La primera cita es el domingo. Votamos por las ciudades y comunidades en las que vivimos. Despertemos ya del maleficio. El modelo del PP, o de los Ciudadanos neoliberales, es el gran centro comercial del lujo que solo beneficia a unos pocos. No espacios donde residen las personas con sus problemas y aspiraciones diarios: salud, educación, servicios. ¿Cabe mayor brutalidad que vender a fondos buitre viviendas sociales o cobrar impuestos por ayudas vitales para subsistir?
Apura los días la #MarcaPP en Madrid para cerrar proyectos urbanísticos, ganados por las empresas habituales, aunque chirríen los contratos por el fuerte olor a pelotazo. Ese hotel que Abel Matutes y El Corte Inglés anunciaron un año antes (2013) de que el edificio elegido fuera declarado en quiebra (2014), tras no hacer nada por recuperarlo, como ejemplo de la febril y muy precisa actividad urbanística de Ana Botella. Esos contratos que hipotecan las arcas públicas durante décadas y que Ignacio González se empecina en adjudicar en puertas de marcharse. Deudas odiosas que deberían pagar sus firmantes.

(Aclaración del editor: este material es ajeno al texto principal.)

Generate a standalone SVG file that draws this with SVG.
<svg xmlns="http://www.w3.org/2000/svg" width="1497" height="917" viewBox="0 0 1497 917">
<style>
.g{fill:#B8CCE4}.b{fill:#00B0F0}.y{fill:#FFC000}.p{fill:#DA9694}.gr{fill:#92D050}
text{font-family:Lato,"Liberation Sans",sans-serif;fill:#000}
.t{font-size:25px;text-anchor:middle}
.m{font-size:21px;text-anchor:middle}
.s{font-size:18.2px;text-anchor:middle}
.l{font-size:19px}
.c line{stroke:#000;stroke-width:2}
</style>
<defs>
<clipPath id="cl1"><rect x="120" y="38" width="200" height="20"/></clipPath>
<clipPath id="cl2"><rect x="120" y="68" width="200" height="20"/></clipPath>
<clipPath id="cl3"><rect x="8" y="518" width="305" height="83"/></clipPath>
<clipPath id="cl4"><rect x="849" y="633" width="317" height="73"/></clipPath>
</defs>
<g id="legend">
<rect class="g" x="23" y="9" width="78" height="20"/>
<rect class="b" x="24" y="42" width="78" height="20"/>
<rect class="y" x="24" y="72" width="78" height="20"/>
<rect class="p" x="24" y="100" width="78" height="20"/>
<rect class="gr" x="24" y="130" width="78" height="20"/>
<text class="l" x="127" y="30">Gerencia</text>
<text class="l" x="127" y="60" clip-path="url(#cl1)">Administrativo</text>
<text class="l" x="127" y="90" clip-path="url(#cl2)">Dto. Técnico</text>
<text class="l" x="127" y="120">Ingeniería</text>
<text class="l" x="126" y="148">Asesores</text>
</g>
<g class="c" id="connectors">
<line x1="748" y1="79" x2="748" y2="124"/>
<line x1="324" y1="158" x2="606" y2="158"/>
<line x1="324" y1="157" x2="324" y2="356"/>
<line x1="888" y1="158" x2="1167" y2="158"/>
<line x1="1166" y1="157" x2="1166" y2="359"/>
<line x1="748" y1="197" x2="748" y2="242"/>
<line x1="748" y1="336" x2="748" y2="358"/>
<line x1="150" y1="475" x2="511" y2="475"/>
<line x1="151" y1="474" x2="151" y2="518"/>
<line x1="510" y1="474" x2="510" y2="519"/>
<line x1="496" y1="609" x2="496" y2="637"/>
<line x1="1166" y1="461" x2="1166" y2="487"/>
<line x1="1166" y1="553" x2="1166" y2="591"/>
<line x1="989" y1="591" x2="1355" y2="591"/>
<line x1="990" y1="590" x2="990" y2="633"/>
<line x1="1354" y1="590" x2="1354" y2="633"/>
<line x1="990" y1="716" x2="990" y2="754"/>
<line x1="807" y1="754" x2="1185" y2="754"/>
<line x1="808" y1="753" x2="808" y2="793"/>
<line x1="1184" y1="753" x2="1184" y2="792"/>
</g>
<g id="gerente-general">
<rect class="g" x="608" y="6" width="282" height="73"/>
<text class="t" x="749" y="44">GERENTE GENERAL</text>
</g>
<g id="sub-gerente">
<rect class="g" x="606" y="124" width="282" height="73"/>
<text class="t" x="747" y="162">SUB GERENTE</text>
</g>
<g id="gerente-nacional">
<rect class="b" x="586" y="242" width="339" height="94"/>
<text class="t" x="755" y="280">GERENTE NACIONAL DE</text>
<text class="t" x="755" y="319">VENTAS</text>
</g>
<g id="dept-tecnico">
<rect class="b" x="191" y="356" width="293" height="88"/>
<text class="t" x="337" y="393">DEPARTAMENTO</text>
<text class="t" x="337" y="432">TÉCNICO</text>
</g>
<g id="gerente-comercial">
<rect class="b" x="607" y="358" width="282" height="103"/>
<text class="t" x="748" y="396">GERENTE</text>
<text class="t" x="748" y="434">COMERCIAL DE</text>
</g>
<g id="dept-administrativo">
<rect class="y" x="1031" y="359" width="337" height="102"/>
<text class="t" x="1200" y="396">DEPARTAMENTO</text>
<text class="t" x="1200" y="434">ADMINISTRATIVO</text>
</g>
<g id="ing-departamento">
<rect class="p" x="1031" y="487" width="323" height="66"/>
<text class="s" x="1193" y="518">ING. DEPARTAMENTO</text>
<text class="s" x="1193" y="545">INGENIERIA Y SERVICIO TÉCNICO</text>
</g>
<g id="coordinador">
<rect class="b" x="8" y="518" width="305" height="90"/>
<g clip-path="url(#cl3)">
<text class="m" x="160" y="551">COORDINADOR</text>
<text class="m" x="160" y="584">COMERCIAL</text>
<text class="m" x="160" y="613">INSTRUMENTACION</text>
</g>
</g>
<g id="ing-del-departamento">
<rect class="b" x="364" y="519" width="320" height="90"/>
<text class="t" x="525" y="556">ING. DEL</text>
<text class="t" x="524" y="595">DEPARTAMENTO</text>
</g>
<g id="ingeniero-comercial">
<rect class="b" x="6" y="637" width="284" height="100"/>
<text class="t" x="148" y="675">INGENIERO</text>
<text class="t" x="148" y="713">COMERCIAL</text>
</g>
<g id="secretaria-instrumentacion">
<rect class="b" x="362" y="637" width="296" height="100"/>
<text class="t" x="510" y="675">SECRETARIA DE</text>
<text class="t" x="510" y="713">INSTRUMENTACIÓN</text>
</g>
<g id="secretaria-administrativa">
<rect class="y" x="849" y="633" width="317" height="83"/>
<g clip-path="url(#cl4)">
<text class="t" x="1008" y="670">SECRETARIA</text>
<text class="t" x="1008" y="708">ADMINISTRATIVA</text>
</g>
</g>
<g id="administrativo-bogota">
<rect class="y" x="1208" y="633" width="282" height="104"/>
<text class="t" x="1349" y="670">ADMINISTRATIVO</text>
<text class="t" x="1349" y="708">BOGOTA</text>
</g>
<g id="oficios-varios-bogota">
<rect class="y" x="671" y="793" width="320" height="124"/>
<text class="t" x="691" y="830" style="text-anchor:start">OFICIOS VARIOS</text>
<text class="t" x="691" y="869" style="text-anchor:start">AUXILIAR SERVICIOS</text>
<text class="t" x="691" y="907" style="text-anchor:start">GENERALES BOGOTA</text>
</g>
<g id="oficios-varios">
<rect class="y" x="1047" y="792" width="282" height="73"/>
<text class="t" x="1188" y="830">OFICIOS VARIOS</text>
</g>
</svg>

¿Qué más tienen que hacerle a esta sociedad para que reaccione y cambie? Se diría que ha perdido la dignidad. Porque hay mermas cuya aceptación envilece. En daños a nuestros semejantes, en derechos, en democracia.
Es la hora de la verdad. De imaginar los municipios como espacios para los ciudadanos y, más adelante, España y sus instituciones trabajando por el bien común y liberados de tanta podredumbre. Visualicemos un país sin tal saturación de mentiras y corrupción. Sin que medios y periodistas sucumban al PP que provee su subsistencia. El regreso de unas televisiones públicas que no manipulen. La vuelta de los defenestrados. De la ilusión por reconstruir lo que no haya quedado definitivamente arruinado. Confío en que uno de esos valores rescatables sea la dignidad.
Yo votaré a personas honestas. Que luchen por la justicia social (a riesgo de que cambien sus risas por evidencias en la caverna mediática y política). Votaré un cambio evidente. Votaré a quienes intenten lograr ciudades y pueblos para las personas. Muy lejos, por tanto, de Atila, porque a un Atila devastador e inhumano ya lo votaron ampliamente hace cuatro años varios millones de personas. Difícilmente le superaría al caudillo de los hunos, que, en estos tiempos, a caballo y pecho descubierto, no llegaría a tanto como facilita la llave de la caja fuerte y el BOE.
Pueden seguir. Atentos a votos que son avales de continuidad. De insistir en arrasar los bienes y derechos que queden en pie. Será el momento de buscar nuevos horizontes. Pero, hoy, aún es posible todo.